Third-quarter EBITDA totaled R$992 million, a substantial 36% up on the 2Q09, primarily due to the increase in steel product sales volume and the decline in production costs.

The 3Q09 EBITDA margin stood at 33%, 4.0 p.p. up on the previous three months, underlining the consistent recovery since the 1Q09.


Financial Result and Debt

The 3Q09 net financial result was negative by R$115 million, chiefly due to the following factors:
• Provisions for interest on loans and financing totaling R$265 million;
• Monetary restatement of tax provisions, amounting to R$60 million;
• Gains of R$110 million from monetary and exchange variations, including the results of derivative transactions;
• Returns on financial investments totaling R$66 million;
• Other financial revenues of R$34 million.

Consolidated net debt moved up by R$1.0 billion, from R$4.9 billion on June 30,2009, to R$5.9 billion on September 30, 2009, essentially due to the following factors:
• EBITDA of R$1.0 billion in the 3Q09;
• Investments of R$0.4 billion;
• Effect of R$0.2 billion related to cost of debt allocated to the result.
• Disbursement of R$0.8 billion to settle the equity swap and repurchase the corresponding ADRs;
• Financial settlement of the FX and interest swap, totaling R$0.3 billion.

The net debt/EBITDA ratio, based on EBITDA of R$3.9 billion in the last 12 months, came to 1.49x at the close of the third quarter, 0.52x up on the 0.97x recorded at the end of the 2Q09, thanks to the increase in net debt and the decline in 12-month EBITDA.

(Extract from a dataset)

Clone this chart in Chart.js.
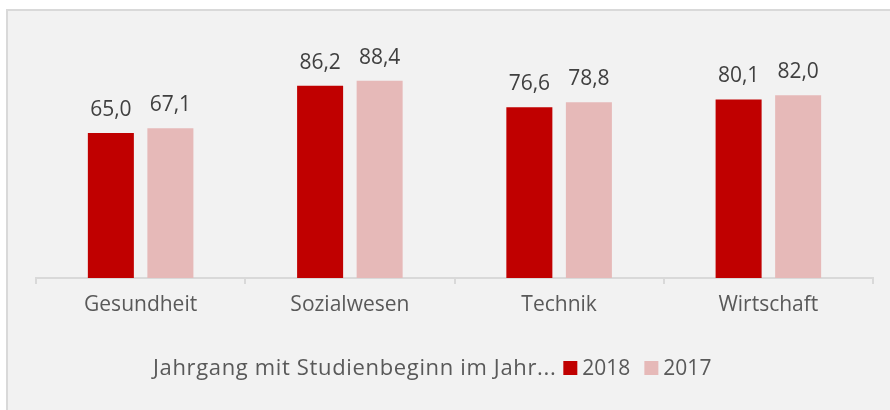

On August 13, the subsidiary CSN Madeira settled an equity swap transaction pegged to 29,684,400 CSN ADRs. The operation was settled at the average weighted price of CSN’s shares on the BM&Fbovespa in the 30 trading sessions immediately prior to the settlement date, as approved by the CVM.

Also with CVM approval, shortly after the settlement of the equity swap, CSN acquired, through a private transaction and for the same settlement price, the 29,684,400 ADRs detained by the counterparty, which were converted into CSN shares held in treasury and subsequently canceled.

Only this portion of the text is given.